I hope that the hon. Gentleman will withdraw his amendment. We understand the nature of what was behind it and, as the hon. Member for Rugby and Kenilworth said, we will debate and further test our respective views on the other issues.
10.45 am
The Chairman: Order. For the benefit of less experienced members, I remind the Committee that when the Chairman calls the mover of the motion to wind up the debate, no further substantive speeches may be made, though of course it is always possible to seek to make an intervention.
Mr. Davey: I am glad that my probing amendment has been received in the spirit in which it was proposed. The debate has been useful in giving the Minister a chance to put the Government’s thinking on record. He was not particularly clear about why the Government have chosen the test set out in the Bill rather than the Adomako test, but I shall not press that matter. I beg to ask leave to withdraw the amendment.

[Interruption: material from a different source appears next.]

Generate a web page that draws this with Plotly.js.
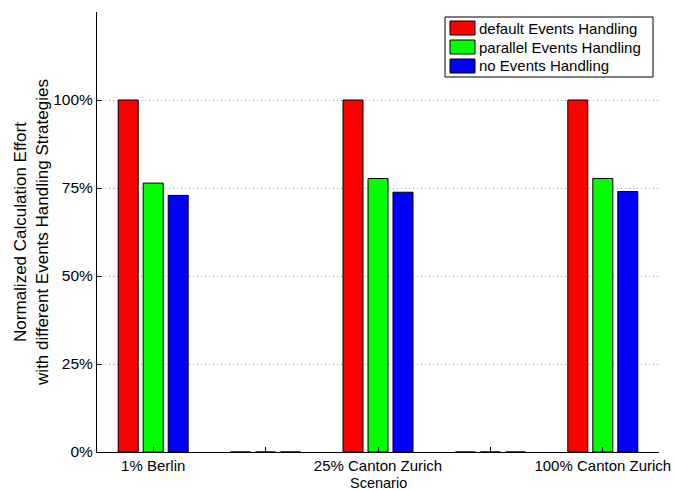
<!DOCTYPE html>
<html>
<head>
<meta charset="utf-8">
<script src="https://cdn.plot.ly/plotly-3.0.1.min.js"></script>
<style>html,body{margin:0;padding:0;background:#fff;}#chart{width:675px;height:490px;}</style>
</head>
<body>
<div id="chart"></div>
<script>
// Scenario slots (2 and 4 are empty spacer slots)
const positions = [1, 2, 3, 4, 5];
const tickLabels = ["1% Berlin", "", "25% Canton Zurich", "", "100% Canton Zurich"];
const seriesNames = ["default Events Handling", "parallel Events Handling", "no Events Handling"];
const defaultValues  = [1.000, 0, 1.000, 0, 1.000];
const parallelValues = [0.764, 0, 0.777, 0, 0.777];
const noneValues     = [0.729, 0, 0.738, 0, 0.740];
const yTicks = [0, 0.25, 0.5, 0.75, 1.0];
const yTickLabels = ["0%", "25%", "50%", "75%", "100%"];

const colors = ["#ff0000", "#00ff00", "#0000ff"];
const allValues = [defaultValues, parallelValues, noneValues];

const traces = allValues.map((vals, i) => ({
  type: 'bar',
  x: positions,
  y: vals,
  name: seriesNames[i],
  marker: {color: colors[i], line: {color: '#000', width: 1}},
  hoverinfo: 'none',
  showlegend: false
}));

const W = 675, H = 490;
const M = {l: 97, r: 16, t: 12, b: 38};
const pw = W - M.l - M.r, ph = H - M.t - M.b;
const px = x => (x - M.l) / pw;
const py = y => (H - M.b - y) / ph;

const fam = 'Liberation Sans, Arial, sans-serif';
const tickFont = {family: fam, size: 15, color: '#000'};

// custom legend (MATLAB-style)
const shapes = [{
  type: 'rect', xref: 'paper', yref: 'paper',
  x0: px(445), x1: px(653), y0: py(17), y1: py(77),
  line: {color: '#000', width: 1}, fillcolor: '#fff', layer: 'above'
}];
const annotations = [];
const rowY = [28, 47, 66];
seriesNames.forEach((nm, i) => {
  shapes.push({
    type: 'rect', xref: 'paper', yref: 'paper',
    x0: px(450), x1: px(475), y0: py(rowY[i] - 7), y1: py(rowY[i] + 7),
    line: {color: '#000', width: 1}, fillcolor: colors[i], layer: 'above'
  });
  annotations.push({
    xref: 'paper', yref: 'paper', x: px(477), y: py(rowY[i]),
    xanchor: 'left', yanchor: 'middle', showarrow: false,
    text: nm, font: {family: fam, size: 15, color: '#000'}
  });
});
annotations.push({
  xref: 'paper', yref: 'paper', x: 0.5, y: 0, xanchor: 'center', yanchor: 'middle',
  yshift: -30.5, showarrow: false, borderpad: 0, text: 'Scenario', font: {family: fam, size: 14.5, color: '#000'}
});

const layout = {
  width: W, height: H,
  margin: M,
  paper_bgcolor: '#fff', plot_bgcolor: '#fff',
  font: tickFont,
  barmode: 'group',
  bargap: 0.333,
  bargroupgap: 0.2,
  showlegend: false,
  shapes: shapes,
  annotations: annotations,
  xaxis: {
    range: [0.5, 5.5],
    tickmode: 'array', tickvals: positions, ticktext: tickLabels,
    ticks: 'inside', ticklen: 5, tickcolor: '#000',
    ticklabeloverflow: 'allow',
    showline: true, linecolor: '#000', linewidth: 1,
    showgrid: false, zeroline: false,
    tickfont: tickFont
  },
  yaxis: {
    range: [0, 1.25],
    tickmode: 'array', tickvals: yTicks, ticktext: yTickLabels,
    ticks: 'inside', ticklen: 5, tickcolor: '#000',
    showline: true, linecolor: '#000', linewidth: 1,
    showgrid: true, gridcolor: '#a0a0a0', griddash: '1px,3px', gridwidth: 1,
    zeroline: false,
    tickfont: {family: fam, size: 15.5, color: '#000'},
    title: {text: 'Normalized Calculation Effort<br>with different Events Handling Strategies', font: {family: fam, size: 17, color: '#000'}, standoff: 0}
  }
};

Plotly.newPlot('chart', traces, layout, {displayModeBar: false, staticPlot: true});
</script>
</body>
</html>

Amendment, by leave, withdrawn.
Amendment made: No. 5, in page 1, line 21, at end insert—
‘( ) “senior management”, in relation to an organisation, means the persons who play significant roles in—
(i) the making of decisions about how the whole or a substantial part of its activities are to be managed or organised, or
(ii) the actual managing or organising of the whole or a substantial part of those activities.’.—[Mr. Sutcliffe.]
Ann McKechin (Glasgow, North) (Lab): I beg to move amendment No. 31, in page 2, line 4, after ‘to’, insert ‘(a)’.